Para evitar roubos, frequentemente os usuários de bitcoin são orientados a usarem senhas complexas e a manterem suas chaves em segurança, longe do alcance de terceiros. Infelizmente, essa prática torna quase impossível a recuperação dos bitcoins pela família do usuário.
Na maioria dos casos, as famílias dos usuários sequer tem conhecimento da existência de poupanças feitas em moeda digital. Se você tiver uma grande quantidade de bitcoins, considere a ideia de compartilhar detalhes de acesso com um familiar de confiança ou com um advogado.

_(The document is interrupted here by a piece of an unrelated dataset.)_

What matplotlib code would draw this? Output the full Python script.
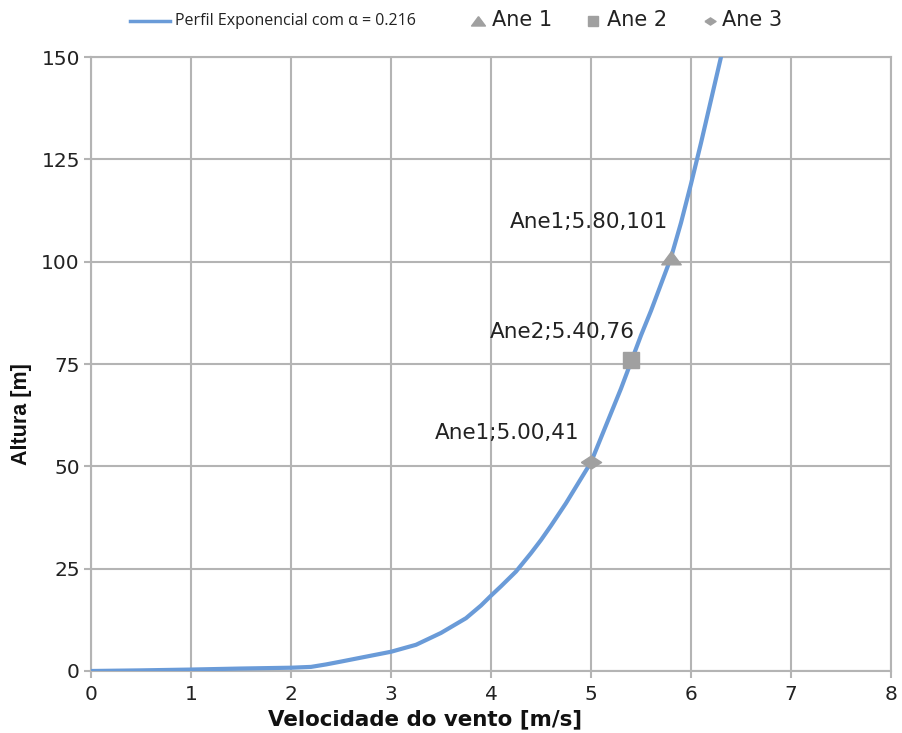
import matplotlib
matplotlib.use("Agg")
import matplotlib.pyplot as plt
from matplotlib.lines import Line2D

# Wind profile curve
vel = [0, 0.5, 1, 1.5, 2, 2.2, 2.35, 2.5, 2.75, 3, 3.25, 3.5, 3.75, 3.9, 4,
       4.1, 4.25, 4.4, 4.5, 4.6, 4.75, 4.9, 5, 5.1, 5.2, 5.3, 5.4, 5.5, 5.6,
       5.7, 5.8, 5.9, 6.0, 6.1, 6.2, 6.3]
alt = [0, 0.15, 0.35, 0.6, 0.8, 1.0, 1.6, 2.3, 3.5, 4.7, 6.4, 9.3, 12.9, 16.0,
       18.4, 20.7, 24.3, 28.8, 32, 35.5, 41, 47, 51, 57, 63, 69, 75.5, 82, 88,
       94.5, 101, 109.5, 119, 129, 139.5, 150]

# Anemometers
ane_names = ["Ane 1", "Ane 2", "Ane 3"]
ane_v = [5.80, 5.40, 5.00]
ane_h = [101, 76, 51]
ane_labels = ["Ane1;5.80,101", "Ane2;5.40,76", "Ane1;5.00,41"]

curve_label = "Perfil Exponencial com α = 0.216"
xticks = [0, 1, 2, 3, 4, 5, 6, 7, 8]
yticks = [0, 25, 50, 75, 100, 125, 150]

plt.rcParams['font.family'] = ['DejaVu Sans']

tri = [(0, 0.7), (-1, -0.65), (1, -0.65), (0, 0.7)]
dia = [(-1, 0), (0, 0.65), (1, 0), (0, -0.65), (-1, 0)]
ane_markers = [tri, 's', dia]
ane_sizes = [14, 12, 14.5]
leg_sizes = [10, 7.5, 8]

fig = plt.figure(figsize=(9.03, 7.33), dpi=100)
ax = fig.add_axes([0.1008, 0.0846, 0.8859, 0.8376])

grid_c = '#b4b4b4'
line_c = '#6a9bd8'
mark_c = '#a0a0a0'
txt_c = '#222222'

ax.plot(vel, alt, color=line_c, lw=3, solid_capstyle='round',
        solid_joinstyle='round', zorder=3)

offsets = [(-3, 36), (4, 28), (-12, 29)]
for v, h, m, s, lab, off in zip(ane_v, ane_h, ane_markers, ane_sizes, ane_labels, offsets):
    ax.plot([v], [h], marker=m, color=mark_c, ms=s, ls='none', zorder=4)
    ax.annotate(lab, (v, h), xytext=off, textcoords='offset pixels',
                ha='right', va='center', fontsize=15.5, color=txt_c)

ax.set_xlim(0, 8)
ax.set_ylim(0, 150)
ax.set_xticks(xticks)
ax.set_yticks(yticks)
ax.grid(True, color=grid_c, lw=1.5)
ax.set_axisbelow(True)
for sp in ax.spines.values():
    sp.set_color(grid_c)
    sp.set_linewidth(1.5)
ax.tick_params(axis='both', colors=grid_c, length=5, width=1.5,
               labelcolor=txt_c, labelsize=14.5)
ax.tick_params(axis='y', pad=3)
ax.tick_params(axis='x', pad=5)

ax.set_xlabel("Velocidade do vento [m/s]", fontsize=15.4, fontweight='bold',
              color='#111111')
ax.xaxis.set_label_coords(0.4175, -0.0785)
ax.xaxis.label.set_va('center')
ax.set_ylabel("Altura [m]", fontsize=15.5, fontweight='bold', color='#111111',
              family=['Liberation Sans Narrow', 'Liberation Sans'])
ax.yaxis.set_label_coords(-0.0863, 0.418)
ax.yaxis.label.set_va('center')

# legend row at the top
ly = 1 - 21 / 733
fig.add_artist(Line2D([130 / 903, 170 / 903], [ly, ly], color=line_c, lw=2.5,
                      transform=fig.transFigure))
fig.text(175 / 903, ly, curve_label, fontsize=11.5, color=txt_c, va='center',
         ha='left', family=['Open Sans', 'DejaVu Sans'])
mk_x = [478, 593, 710]
tx_x = [492, 607, 722]
for name, m, s, mx, tx in zip(ane_names, ane_markers, leg_sizes, mk_x, tx_x):
    fig.add_artist(Line2D([mx / 903], [ly], marker=m, color=mark_c, ms=s,
                          ls='none', transform=fig.transFigure))
    fig.text(tx / 903, 1 - 20 / 733, name, fontsize=15, color=txt_c,
             va='center', ha='left')

fig.savefig("out.png", dpi=100)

Uma estratégia mais complexa para o seu legado pode ser obtida utilizando endereços de múltiplas assinaturas ou através de um planejamento de herança com um advogado especializado em ativos digitais.
Conclusão
O bitcoin é uma tecnologia nova, complexa e sem precedentes. Com o passar do tempo, iremos desenvolver melhores ferramentas de segurança, bem como práticas que serão mais fáceis de serem utilizadas por pessoas comuns, não especialistas.
Enquanto isso, os usuários de bitcoin podem usar muitas das dicas discutidas nesse capítulo para aproveitarem uma experiência com bitcoins segura e livre de problemas.